Off-screen windows with Inkscape on MacOS and XQuartz

My go-to editor for vector images is Inkscape. So much so that I use it in the creation of my cartoons and comic strips, and have been writing a monthly column about it in Full Circle Magazine for over six years now!

Just recently I’ve switched jobs and have to use a Mac as my day-to-day work machine, rather than the Linux box I’m used to. Whilst Inkscape is available for the Mac, there is no maintainer to release native builds. For most releases, therefore, the Mac offering is a straight port of the Linux version, and uses XQuartz as its X Server. Unfortunately XQuartz has more than a few “issues” – not least of which is a significant problem with multi-screen setups. At my new job they suffer from the delusion that more screens are better, so I have to work with a 3-screen arrangement that would make an air traffic controller proud.

The biggest problem with XQuartz on a multi-screen setup is that it has an annoying tendency to place new windows off-screen. This manifests itself in Inkscape as dialogs disappearing into the ether before you ever get a chance to see them. Open the Document Properties dialog and there’s a good chance it will be placed at some obnoxious coordinates that render it invisible to the user. The same with the Fill & Stroke dialog, the Inkscape Preferences, the Align & Distribute dialog, and all the others. If you get lucky some might appear where you can use them, but enough will go missing that it makes working with the program virtually impossible for anything but the simplest of uses.

This issue is well known to MacOS users of Inkscape, and has been reported on Launchpad at least twice, has its own entry in the Inkscape FAQ, and also crops up on the main Inkscape forum. There are various workarounds mentioned on those sites, but they’re all a little clunky, to say the least.

So I’ve crafted my own clunky (but hopefully slightly less clunky than the others) solution to the problem: a shell script to find all the Inkscape windows and move them to the top-left of the XQuartz screen. But that seemed like overkill when it’s usually just the last dialog you tried to open that you need to move. And what about other applications? Surely Inkscape can’t be the only program that XQuartz has problems with. So I expanded the script to cover all those cases.

1) You’ll need to install the ‘wmctrl’ program, which does the hard work of repositioning the windows. I installed it using Homebrew. (brew install wmctrl)

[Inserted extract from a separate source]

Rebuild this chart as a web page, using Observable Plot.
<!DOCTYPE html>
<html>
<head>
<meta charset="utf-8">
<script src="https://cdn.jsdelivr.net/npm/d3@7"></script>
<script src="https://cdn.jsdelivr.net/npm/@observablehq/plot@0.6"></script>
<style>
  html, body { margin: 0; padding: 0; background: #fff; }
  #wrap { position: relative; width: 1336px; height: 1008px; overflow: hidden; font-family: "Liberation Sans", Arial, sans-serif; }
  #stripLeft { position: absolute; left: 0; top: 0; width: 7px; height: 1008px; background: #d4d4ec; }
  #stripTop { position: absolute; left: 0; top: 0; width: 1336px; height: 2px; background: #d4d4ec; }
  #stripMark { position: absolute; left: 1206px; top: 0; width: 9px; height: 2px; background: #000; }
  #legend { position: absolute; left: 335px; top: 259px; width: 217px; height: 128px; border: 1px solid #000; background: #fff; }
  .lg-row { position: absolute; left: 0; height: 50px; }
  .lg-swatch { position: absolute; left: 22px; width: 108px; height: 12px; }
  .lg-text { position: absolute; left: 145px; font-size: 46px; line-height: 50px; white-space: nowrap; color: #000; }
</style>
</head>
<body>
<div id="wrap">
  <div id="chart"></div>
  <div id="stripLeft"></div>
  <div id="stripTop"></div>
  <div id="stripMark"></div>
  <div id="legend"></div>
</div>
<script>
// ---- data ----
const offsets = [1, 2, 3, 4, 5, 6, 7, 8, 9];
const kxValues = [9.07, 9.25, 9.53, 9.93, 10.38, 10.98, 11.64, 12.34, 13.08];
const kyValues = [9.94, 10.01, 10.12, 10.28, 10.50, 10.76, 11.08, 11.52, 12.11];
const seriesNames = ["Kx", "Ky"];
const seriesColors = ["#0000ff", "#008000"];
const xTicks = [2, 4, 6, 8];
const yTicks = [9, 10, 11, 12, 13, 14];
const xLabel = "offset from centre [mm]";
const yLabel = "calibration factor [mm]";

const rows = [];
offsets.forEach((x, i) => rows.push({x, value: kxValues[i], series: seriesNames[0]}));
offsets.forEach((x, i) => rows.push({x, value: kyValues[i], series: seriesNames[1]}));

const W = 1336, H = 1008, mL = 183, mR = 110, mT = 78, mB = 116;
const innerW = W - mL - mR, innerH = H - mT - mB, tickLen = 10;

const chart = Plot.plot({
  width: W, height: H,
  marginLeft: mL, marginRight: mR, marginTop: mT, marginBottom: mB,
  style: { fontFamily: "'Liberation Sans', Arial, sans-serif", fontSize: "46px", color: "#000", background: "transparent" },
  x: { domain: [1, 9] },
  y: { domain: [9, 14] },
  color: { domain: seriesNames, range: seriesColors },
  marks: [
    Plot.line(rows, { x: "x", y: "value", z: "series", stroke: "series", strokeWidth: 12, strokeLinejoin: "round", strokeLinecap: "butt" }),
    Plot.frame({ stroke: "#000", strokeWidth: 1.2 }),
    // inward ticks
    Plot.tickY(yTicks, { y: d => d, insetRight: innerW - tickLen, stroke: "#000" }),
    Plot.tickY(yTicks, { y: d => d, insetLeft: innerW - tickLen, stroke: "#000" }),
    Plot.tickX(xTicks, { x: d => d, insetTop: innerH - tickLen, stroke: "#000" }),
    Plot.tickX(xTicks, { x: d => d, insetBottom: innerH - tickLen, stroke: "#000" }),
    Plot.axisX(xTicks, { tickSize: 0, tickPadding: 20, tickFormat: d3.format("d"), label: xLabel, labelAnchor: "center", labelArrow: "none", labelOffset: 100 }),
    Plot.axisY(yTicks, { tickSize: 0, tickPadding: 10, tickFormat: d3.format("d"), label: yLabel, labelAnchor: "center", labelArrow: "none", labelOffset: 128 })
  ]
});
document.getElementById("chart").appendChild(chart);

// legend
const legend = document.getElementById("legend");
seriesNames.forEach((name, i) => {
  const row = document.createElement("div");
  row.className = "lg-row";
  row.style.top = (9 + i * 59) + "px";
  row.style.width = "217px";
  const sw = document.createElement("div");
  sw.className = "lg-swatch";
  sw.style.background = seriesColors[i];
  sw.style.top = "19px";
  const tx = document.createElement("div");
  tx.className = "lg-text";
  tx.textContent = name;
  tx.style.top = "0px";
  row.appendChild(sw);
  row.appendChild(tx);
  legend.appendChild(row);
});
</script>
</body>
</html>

2) Download the script using this link

3) Please take a look at the script (it’s not that long) to confirm that it’s not sending all your bitcoins to me, or anything equally dodgy. Then you’ll need to make it executable by running:

chmod +x

4) To use it, open a terminal within XQuartz and run it with either no options, or a single option, as follows (this is the result of running with the -h option):

Usage: [option]
With no options : move the last opened window to the top left of the screen
-1, -p, --previous : move the previously opened window to the top left of the screen
-i, --inkscape : move all the Inkscape windows to the top left of the screen
-a, --all : move all the windows from all applications to the top left of the screen
-h, --help : show this help text
With any other option, try to find windows that match the string provided as part of their WM_CLASS property, and move them to the top left.

Note: the -1 option lets you open a terminal to run this script *after* your window has gone missing

E.g. xterm will move all your Xterm windows to the top left, -i will move only the Inkscape windows, and will just move the last window you opened. As the note in the help text suggests, if you try to open a dialog in Inkscape (or some other program) and it doesn’t appear due to rendering off-screen, you can then open a terminal and run -1 (or -p or –previous) to move the window to the top left.

Please note that this script probably isn’t very robust, and any efforts to move the “last” or “previous” windows are purely based on the assumption that wmctrl -l lists windows in the order they were opened. It has worked well enough for my purposes, but that doesn’t mean it will work for you.

For bonus points you can add the script to the ‘Applications’ menu in XQuartz, so it’s always readily available when you lose a dialog. In that case it’s best to call it with no options, so you can select it as soon as a dialog goes AWOL.